Yesterday the air felt different than it has here for a long time … there was a thickness, a dampness … and with it a hint at the possibility of rainfall. Everything here it seems is ready for some long overdue rain. Even though sunny days and daytime temps in the high 60’s and lower 70’s might seem ideal, one does get to the point of yearning for a blanket of cloud cover and the feel of rain on your face (or whiskers, leaves, fur etc). But for the so many other beings, it is not a matter of comfort or preference, but now a matter of survival.
The sky was cloudy all day today, with very little actual precipitation so far, but still hope for the next 24 hours. As I walked this evening at sunset in the hills, the vastness of the Bay area as seen from the hills seemed to shrink under the gray sky, with everything seeming to be a little bit closer, as if suddenly we were all in one big room together. Sound moves in a different way, slightly muffled and not quite so free – calls that recently would seem to dissipate quickly into space now stick around a few moments longer, and hold a closer presence that one can almost touch.
The great-horned owls were very vocal as darkness started to make my eyes strain, and their hoots to one another sounded as if they were always in a tree just behind me, the sound having a life of its own. As I started up towards the top of the hill, which beckoned to me despite my readiness to start walking out, I rejoiced to see an old friend – a California newt! Usually a common site during the winter months of rain here in NorCal, I hadn’t seen one yet this year. As I moved up the hillside (the beckoning of the hill won), and more and more of them came into view, scrambling and crawling and dancing their way from their hiding places where they have remained out of sight for many months. Now, with the promise of rain, some of them are migrating towards what will hopefully soon be streams and ponds to mate – the same ponds and streams where they themselves were born.

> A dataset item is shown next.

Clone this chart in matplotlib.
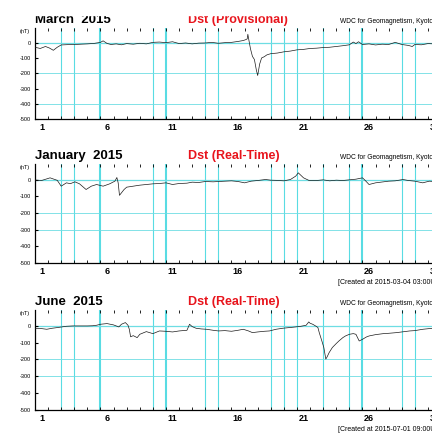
import matplotlib
matplotlib.use('Agg')
import matplotlib.pyplot as plt
from matplotlib.patches import Rectangle

plt.rcParams['font.family'] = ['Liberation Sans', 'DejaVu Sans']

# Dst values, time in days since start of day 1
mar_t = [0, 0.4, 0.8, 1.1, 1.4, 1.7, 2.0, 2.5, 3.0, 3.5, 4.0, 4.5, 5.0, 5.2, 5.5, 5.8, 6.2, 6.6,
         7.0, 7.5, 8.0, 8.5, 9.0, 9.5, 10.0, 10.5, 11.0, 11.5, 12.0, 12.5, 13.0, 13.5, 14.0, 14.5,
         15.0, 15.5, 15.9, 16.1, 16.2, 16.25, 16.3, 16.45, 16.6, 16.75, 16.9, 17.0, 17.15, 17.3,
         17.5, 17.7, 18.0, 18.5, 19.0, 19.5, 20.0, 20.5, 21.0, 21.5, 22.0, 22.5, 23.0, 23.5, 24.0,
         24.3, 24.5, 24.7, 25.0, 25.5, 26.0, 26.5, 27.0, 27.5, 28.0, 28.5, 28.8, 29.0, 29.5, 30.0,
         30.5, 31.0]
mar_dst = [-30, -38, -25, -35, -50, -30, -15, -13, -12, -10, -8, -5, 2, 12, -5, -12, -8, -14,
           -6, -10, -4, -8, 2, 4, 0, 6, -6, -2, -8, -3, -2, 2, -4, 0,
           2, 8, 14, 20, 25, 55, 30, -40, -90, -110, -180, -215, -140, -100,
           -92, -80, -72, -68, -60, -55, -47, -44, -38, -36, -32, -30, -25, -20, -14,
           4, -6, 6, -12, -8, -15, -10, -12, 2, -12, -18, -25, -12, -14, -6,
           -8, -5]

jan_t = [0, 0.5, 1.15, 1.7, 2.0, 2.4, 2.7, 3.05, 3.4, 3.9, 4.3, 4.7, 5.2, 5.7, 6.1, 6.25, 6.35,
         6.45, 6.6, 6.8, 7.0, 7.5, 8.0, 8.5, 9.0, 9.5, 10.0, 10.5, 11.0, 11.6, 12.0, 12.5, 13.0,
         13.6, 14.0, 14.5, 15.0, 15.5, 16.0, 16.5, 17.0, 17.6, 18.0, 18.4, 19.0, 19.5, 19.9, 20.1,
         20.3, 20.5, 20.9, 21.5, 22.0, 22.5, 23.0, 23.5, 24.0, 24.5, 25.0, 25.2, 25.5, 26.0, 26.6,
         27.0, 27.5, 28.1, 28.5, 29.0, 29.6, 30.1, 30.5, 31.0]
jan_dst = [-3, -6, 10, -5, -40, -20, -25, -14, -26, -60, -40, -30, -40, -26, -10, 12, -20,
           -95, -80, -60, -46, -40, -34, -30, -26, -24, -20, -30, -24, -22, -16, -18, -12,
           -14, -12, -10, -8, -12, -20, -10, -6, 0, -4, -5, -8, 0, 20, 40,
           25, 10, -5, -6, -2, -8, -4, -6, -2, 2, 10, -5, -30, -20, -14,
           -10, -8, 0, -6, -10, -20, -10, -12, -8]

jun_t = [0, 0.5, 0.9, 1.3, 1.7, 2.4, 2.9, 3.5, 4.0, 4.4, 4.7, 5.0, 5.5, 6.0, 6.4, 6.6, 6.9, 7.1,
         7.2, 7.3, 7.5, 7.8, 8.0, 8.5, 9.0, 9.5, 10.0, 10.5, 11.0, 11.6, 11.8, 12.0, 12.3, 12.7,
         13.1, 13.6, 14.0, 14.5, 15.0, 15.5, 15.9, 16.3, 16.6, 17.0, 17.5, 17.9, 18.4, 18.9, 19.4,
         19.9, 20.3, 20.7, 20.9, 21.0, 21.2, 21.5, 21.6, 21.7, 21.9, 22.05, 22.2, 22.3, 22.45,
         22.7, 23.0, 23.2, 23.5, 23.7, 24.0, 24.3, 24.5, 24.75, 25.0, 25.3, 25.5, 26.0, 26.6,
         27.0, 27.6, 28.0, 28.6, 29.0, 29.6, 30.1, 30.5]
jun_dst = [-14, -16, -20, -14, -10, -2, 0, 0, 0, 1, 4, 10, 14, 6, -6, 10, 20, 4,
           -20, -65, -58, -70, -50, -34, -46, -30, -32, -36, -30, -26, 10, -4, -14, -18,
           -20, -26, -30, -28, -32, -26, -20, -30, -40, -36, -32, -30, -20, -14, -10,
           -6, -2, 4, 24, 16, 10, -4, -10, -40, -90, -129, -198, -185, -160,
           -129, -105, -90, -70, -60, -50, -46, -50, -90, -80, -66, -60, -52, -46,
           -44, -40, -36, -30, -28, -20, -16, -15]

months = ['March  2015', 'January  2015', 'June  2015']
kinds = ['Dst (Provisional)', 'Dst (Real-Time)', 'Dst (Real-Time)']
series = [(mar_t, mar_dst), (jan_t, jan_dst), (jun_t, jun_dst)]
hgrid = [[0, -200, -400], [0, -200, -300], [0, -200, -300]]
vgrid = [2, 3, 5, 9, 10, 13, 14, 18, 19, 20, 22, 24, 25, 28, 29]
vthick = [5, 10, 25]
created = [None, '[Created at 2015-03-04 03:00UT]', '[Created at 2015-07-01 09:00UT]']

# axes rectangles in figure fraction (extend past right edge like the clipped original)
boxes = [[0.081, 0.725, 0.94, 0.210],
         [0.081, 0.393, 0.94, 0.229],
         [0.081, 0.054, 0.94, 0.230]]

fig = plt.figure(figsize=(4.32, 4.33), dpi=100)

for i in range(3):
    ax = fig.add_axes(boxes[i])
    t, d = series[i]
    for x in vgrid:
        lw = 1.5 if x in vthick else 0.8
        ax.axvline(x, color='#3cd6de', lw=lw, alpha=0.85, zorder=1)
    for y in hgrid[i]:
        ax.axhline(y, color='#6edde3', lw=0.9 if y == 0 else 0.6, zorder=1)
    ax.plot(t, d, color='#1a1a1a', lw=0.5, zorder=3)
    ax.set_xlim(0, 31)
    ax.set_ylim(-500, 95)

    ax.set_yticks([0, -100, -200, -300, -400, -500])
    ax.set_yticklabels(['0', '-100', '-200', '-300', '-400', '-500'])
    ax.tick_params(axis='y', labelsize=4, length=2, direction='in', pad=3)

    ax.set_xticks(range(32))
    ax.set_xticklabels([])
    ax.set_xticks([0.5, 5.5, 10.5, 15.5, 20.5, 25.5, 30.5], minor=True)
    ax.set_xticklabels(['1', '6', '11', '16', '21', '26', '31'], minor=True,
                       fontweight='bold', fontsize=6.5)
    ax.tick_params(axis='x', which='major', direction='in', length=2, top=True, width=0.6)
    ax.tick_params(axis='x', which='minor', length=0, pad=3)

    ax.spines['top'].set_visible(False)
    ax.spines['right'].set_visible(False)
    ax.spines['left'].set_linewidth(0.9)
    ax.spines['bottom'].set_linewidth(0.9)

    ax.text(-0.012, 0.965, '(nT)', transform=ax.transAxes, ha='right', va='center', fontsize=4)
    ax.text(0.0, 1.02, months[i], transform=ax.transAxes, ha='left', va='bottom',
            fontsize=9.5, fontweight='bold')
    ax.text(0.377, 1.02, kinds[i], transform=ax.transAxes, ha='left', va='bottom',
            fontsize=9, fontweight='bold', color='#e8141c')
    ax.text(0.75, 1.03, 'WDC for Geomagnetism, Kyoto', transform=ax.transAxes,
            ha='left', va='bottom', fontsize=4.8)
    if created[i]:
        ax.text(0.747, -0.2, created[i], transform=ax.transAxes, ha='left', va='center',
                fontsize=5)

# the top of the first panel's title is cut off in the original image
fig.patches.append(Rectangle((0, 1 - 15 / 433), 1, 15 / 433, transform=fig.transFigure,
                             color='white', zorder=10))

fig.savefig('out.png', dpi=100)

The open grazing land which dominates the landscape moving up the hill was damp but not wet, and my footfalls were quiet instead of crunchy as they’ve been for so many months. But at the top of the hill the Monterey Pines were adorned with shining drops of water on the tips of their leaves as if it had rained just above them. Similar to the mighty redwoods, these trees “milk” the moisture from the air, condensing water on their leaves until it actually starts to rain underneath the canopy just from that water. As I walked under them, I was refreshed by licking some of the water off the leaves and feeling a few drops land on my face.
With just the slight glow of the gray sky above me and the lights of the cities laid out below, I made my way back down the hill. I was mindful of the many newts that seemed to be appearing out of nowhere, just dark shapes on the ground in front of me, each of them following that which calls to them and leads them from their long slumber beneath the trees.